GIVEN PROBLEM — Output exactly the lines from the first one down to the line containing "pcoa_ticks = [-0.50, -0.25, 0.00, 0.25, 0.50]", inclusive.

━━━ DATA ━━━

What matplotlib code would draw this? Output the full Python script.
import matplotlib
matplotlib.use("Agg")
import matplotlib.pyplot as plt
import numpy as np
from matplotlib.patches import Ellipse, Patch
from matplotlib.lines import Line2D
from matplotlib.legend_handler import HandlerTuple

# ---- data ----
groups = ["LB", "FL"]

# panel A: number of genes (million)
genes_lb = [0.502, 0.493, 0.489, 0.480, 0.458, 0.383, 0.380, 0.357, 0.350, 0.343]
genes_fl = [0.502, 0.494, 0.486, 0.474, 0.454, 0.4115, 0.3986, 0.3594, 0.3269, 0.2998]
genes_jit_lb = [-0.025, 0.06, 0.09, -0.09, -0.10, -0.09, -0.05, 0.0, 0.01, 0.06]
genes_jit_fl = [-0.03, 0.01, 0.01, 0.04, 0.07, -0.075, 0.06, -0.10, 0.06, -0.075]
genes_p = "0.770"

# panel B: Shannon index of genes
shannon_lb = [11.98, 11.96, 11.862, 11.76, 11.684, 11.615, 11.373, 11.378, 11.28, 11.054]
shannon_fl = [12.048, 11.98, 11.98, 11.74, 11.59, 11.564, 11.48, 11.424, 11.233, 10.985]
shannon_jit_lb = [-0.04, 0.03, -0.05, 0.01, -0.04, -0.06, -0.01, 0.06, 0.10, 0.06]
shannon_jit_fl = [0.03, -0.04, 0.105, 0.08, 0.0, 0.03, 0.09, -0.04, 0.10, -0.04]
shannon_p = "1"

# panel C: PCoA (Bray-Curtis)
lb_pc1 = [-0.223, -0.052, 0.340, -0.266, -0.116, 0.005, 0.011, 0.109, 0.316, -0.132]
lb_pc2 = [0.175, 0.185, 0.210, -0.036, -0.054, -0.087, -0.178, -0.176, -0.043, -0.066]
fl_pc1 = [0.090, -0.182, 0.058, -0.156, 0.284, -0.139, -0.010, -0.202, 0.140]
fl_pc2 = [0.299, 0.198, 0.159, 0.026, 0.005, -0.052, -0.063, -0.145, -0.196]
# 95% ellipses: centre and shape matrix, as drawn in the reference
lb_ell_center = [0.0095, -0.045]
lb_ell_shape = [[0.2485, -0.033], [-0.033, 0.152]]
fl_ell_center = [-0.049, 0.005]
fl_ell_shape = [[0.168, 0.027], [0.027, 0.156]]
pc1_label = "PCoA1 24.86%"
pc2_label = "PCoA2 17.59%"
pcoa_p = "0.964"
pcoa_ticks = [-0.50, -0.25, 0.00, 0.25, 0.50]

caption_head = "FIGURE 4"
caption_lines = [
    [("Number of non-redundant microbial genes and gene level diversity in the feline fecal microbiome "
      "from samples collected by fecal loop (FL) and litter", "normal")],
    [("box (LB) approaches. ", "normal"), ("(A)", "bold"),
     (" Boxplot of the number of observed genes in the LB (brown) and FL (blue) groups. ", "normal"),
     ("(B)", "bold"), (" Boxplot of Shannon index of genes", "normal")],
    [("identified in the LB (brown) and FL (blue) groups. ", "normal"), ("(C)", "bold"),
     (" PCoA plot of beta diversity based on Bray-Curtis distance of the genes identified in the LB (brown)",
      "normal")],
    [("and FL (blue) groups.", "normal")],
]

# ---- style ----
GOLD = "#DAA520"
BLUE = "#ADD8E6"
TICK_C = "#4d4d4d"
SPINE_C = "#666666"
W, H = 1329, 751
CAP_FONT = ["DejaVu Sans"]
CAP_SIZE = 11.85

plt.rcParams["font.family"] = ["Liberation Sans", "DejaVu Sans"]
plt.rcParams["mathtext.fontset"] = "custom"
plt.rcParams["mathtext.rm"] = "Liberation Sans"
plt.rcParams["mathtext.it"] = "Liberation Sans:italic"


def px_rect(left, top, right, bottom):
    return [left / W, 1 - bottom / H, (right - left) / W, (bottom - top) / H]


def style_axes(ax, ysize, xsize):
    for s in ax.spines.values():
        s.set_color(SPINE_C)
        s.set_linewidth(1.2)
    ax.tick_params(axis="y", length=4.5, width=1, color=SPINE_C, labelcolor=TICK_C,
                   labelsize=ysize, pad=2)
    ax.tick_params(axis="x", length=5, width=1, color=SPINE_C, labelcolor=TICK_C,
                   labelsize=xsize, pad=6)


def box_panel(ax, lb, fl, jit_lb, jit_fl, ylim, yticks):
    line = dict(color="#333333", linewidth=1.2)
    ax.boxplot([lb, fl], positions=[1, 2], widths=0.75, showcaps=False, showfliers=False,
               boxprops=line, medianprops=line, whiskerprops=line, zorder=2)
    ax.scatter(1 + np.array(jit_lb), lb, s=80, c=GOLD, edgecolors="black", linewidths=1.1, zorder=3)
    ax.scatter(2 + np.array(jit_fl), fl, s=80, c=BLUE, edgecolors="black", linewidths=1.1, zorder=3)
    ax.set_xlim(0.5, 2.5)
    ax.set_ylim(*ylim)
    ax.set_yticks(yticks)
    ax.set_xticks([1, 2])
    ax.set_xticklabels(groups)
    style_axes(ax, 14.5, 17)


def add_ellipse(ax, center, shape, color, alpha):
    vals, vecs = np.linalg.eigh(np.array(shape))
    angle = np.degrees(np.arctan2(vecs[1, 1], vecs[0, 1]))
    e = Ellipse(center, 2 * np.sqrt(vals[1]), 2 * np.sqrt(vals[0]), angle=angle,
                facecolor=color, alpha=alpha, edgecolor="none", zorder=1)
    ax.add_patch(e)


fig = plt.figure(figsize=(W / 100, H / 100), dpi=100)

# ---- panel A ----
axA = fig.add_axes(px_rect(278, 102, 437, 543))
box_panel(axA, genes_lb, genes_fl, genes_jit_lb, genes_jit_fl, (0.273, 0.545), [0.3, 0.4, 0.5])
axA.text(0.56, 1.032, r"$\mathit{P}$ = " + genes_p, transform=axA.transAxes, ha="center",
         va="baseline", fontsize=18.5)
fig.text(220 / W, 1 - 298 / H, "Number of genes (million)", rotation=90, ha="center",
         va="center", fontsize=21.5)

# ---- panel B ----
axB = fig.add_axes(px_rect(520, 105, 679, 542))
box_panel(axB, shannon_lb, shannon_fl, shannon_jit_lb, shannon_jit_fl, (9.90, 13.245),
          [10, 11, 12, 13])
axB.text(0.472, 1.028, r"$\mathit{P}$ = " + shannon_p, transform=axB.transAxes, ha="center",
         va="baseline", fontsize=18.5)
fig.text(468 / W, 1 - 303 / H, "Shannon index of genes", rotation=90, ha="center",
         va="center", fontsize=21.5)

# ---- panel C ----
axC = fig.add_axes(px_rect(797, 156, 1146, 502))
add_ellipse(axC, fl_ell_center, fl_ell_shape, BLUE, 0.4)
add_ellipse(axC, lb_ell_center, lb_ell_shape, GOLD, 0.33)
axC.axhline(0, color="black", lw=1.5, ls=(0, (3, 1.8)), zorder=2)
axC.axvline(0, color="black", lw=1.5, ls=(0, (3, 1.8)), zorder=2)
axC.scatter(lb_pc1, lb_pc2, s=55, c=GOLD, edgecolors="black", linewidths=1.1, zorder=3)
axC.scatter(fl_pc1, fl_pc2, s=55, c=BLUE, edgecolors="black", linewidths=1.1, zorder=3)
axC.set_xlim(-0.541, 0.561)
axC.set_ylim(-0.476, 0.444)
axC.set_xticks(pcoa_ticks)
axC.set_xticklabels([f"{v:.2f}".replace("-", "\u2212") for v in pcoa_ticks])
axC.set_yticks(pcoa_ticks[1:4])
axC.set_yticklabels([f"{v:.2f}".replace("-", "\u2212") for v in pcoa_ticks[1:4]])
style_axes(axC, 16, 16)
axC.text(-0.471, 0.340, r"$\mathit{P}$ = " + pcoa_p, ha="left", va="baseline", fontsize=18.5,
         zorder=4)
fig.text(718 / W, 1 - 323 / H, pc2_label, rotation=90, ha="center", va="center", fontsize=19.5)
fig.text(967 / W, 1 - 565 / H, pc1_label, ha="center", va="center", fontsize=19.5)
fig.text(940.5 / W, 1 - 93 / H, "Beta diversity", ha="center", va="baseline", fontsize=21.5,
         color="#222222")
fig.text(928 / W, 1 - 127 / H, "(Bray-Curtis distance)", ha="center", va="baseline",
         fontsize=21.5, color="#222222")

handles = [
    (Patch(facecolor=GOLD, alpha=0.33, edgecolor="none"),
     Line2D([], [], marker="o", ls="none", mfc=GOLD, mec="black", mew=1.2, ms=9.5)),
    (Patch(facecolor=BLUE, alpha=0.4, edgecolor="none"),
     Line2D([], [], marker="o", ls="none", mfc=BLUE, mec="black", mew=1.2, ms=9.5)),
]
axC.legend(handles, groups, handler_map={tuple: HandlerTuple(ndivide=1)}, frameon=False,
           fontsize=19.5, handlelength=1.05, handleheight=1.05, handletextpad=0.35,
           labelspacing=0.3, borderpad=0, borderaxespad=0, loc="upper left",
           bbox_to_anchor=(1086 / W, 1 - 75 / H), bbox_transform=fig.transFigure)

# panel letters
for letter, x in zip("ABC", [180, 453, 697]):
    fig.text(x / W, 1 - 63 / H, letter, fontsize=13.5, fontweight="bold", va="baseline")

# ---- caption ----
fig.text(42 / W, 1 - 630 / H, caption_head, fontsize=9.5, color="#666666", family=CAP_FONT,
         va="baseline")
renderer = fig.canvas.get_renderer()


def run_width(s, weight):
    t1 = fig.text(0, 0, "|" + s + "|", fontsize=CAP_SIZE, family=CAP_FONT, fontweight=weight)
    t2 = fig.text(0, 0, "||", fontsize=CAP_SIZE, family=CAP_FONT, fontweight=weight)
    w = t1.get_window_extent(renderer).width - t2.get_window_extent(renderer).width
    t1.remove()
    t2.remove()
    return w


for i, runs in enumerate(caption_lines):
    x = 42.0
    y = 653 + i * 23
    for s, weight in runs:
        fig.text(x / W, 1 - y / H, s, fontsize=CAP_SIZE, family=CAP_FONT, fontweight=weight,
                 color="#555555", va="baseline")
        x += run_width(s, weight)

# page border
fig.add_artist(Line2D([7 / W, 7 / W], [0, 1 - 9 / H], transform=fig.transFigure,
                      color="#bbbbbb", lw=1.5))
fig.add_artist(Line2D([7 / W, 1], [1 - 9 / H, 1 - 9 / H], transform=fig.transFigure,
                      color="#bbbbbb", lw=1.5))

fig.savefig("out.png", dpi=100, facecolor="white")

━━━

TASK RESPONSE —
What matplotlib code would draw this? Output the full Python script.
import matplotlib
matplotlib.use("Agg")
import matplotlib.pyplot as plt
import numpy as np
from matplotlib.patches import Ellipse, Patch
from matplotlib.lines import Line2D
from matplotlib.legend_handler import HandlerTuple

# ---- data ----
groups = ["LB", "FL"]

# panel A: number of genes (million)
genes_lb = [0.502, 0.493, 0.489, 0.480, 0.458, 0.383, 0.380, 0.357, 0.350, 0.343]
genes_fl = [0.502, 0.494, 0.486, 0.474, 0.454, 0.4115, 0.3986, 0.3594, 0.3269, 0.2998]
genes_jit_lb = [-0.025, 0.06, 0.09, -0.09, -0.10, -0.09, -0.05, 0.0, 0.01, 0.06]
genes_jit_fl = [-0.03, 0.01, 0.01, 0.04, 0.07, -0.075, 0.06, -0.10, 0.06, -0.075]
genes_p = "0.770"

# panel B: Shannon index of genes
shannon_lb = [11.98, 11.96, 11.862, 11.76, 11.684, 11.615, 11.373, 11.378, 11.28, 11.054]
shannon_fl = [12.048, 11.98, 11.98, 11.74, 11.59, 11.564, 11.48, 11.424, 11.233, 10.985]
shannon_jit_lb = [-0.04, 0.03, -0.05, 0.01, -0.04, -0.06, -0.01, 0.06, 0.10, 0.06]
shannon_jit_fl = [0.03, -0.04, 0.105, 0.08, 0.0, 0.03, 0.09, -0.04, 0.10, -0.04]
shannon_p = "1"

# panel C: PCoA (Bray-Curtis)
lb_pc1 = [-0.223, -0.052, 0.340, -0.266, -0.116, 0.005, 0.011, 0.109, 0.316, -0.132]
lb_pc2 = [0.175, 0.185, 0.210, -0.036, -0.054, -0.087, -0.178, -0.176, -0.043, -0.066]
fl_pc1 = [0.090, -0.182, 0.058, -0.156, 0.284, -0.139, -0.010, -0.202, 0.140]
fl_pc2 = [0.299, 0.198, 0.159, 0.026, 0.005, -0.052, -0.063, -0.145, -0.196]
# 95% ellipses: centre and shape matrix, as drawn in the reference
lb_ell_center = [0.0095, -0.045]
lb_ell_shape = [[0.2485, -0.033], [-0.033, 0.152]]
fl_ell_center = [-0.049, 0.005]
fl_ell_shape = [[0.168, 0.027], [0.027, 0.156]]
pc1_label = "PCoA1 24.86%"
pc2_label = "PCoA2 17.59%"
pcoa_p = "0.964"
pcoa_ticks = [-0.50, -0.25, 0.00, 0.25, 0.50]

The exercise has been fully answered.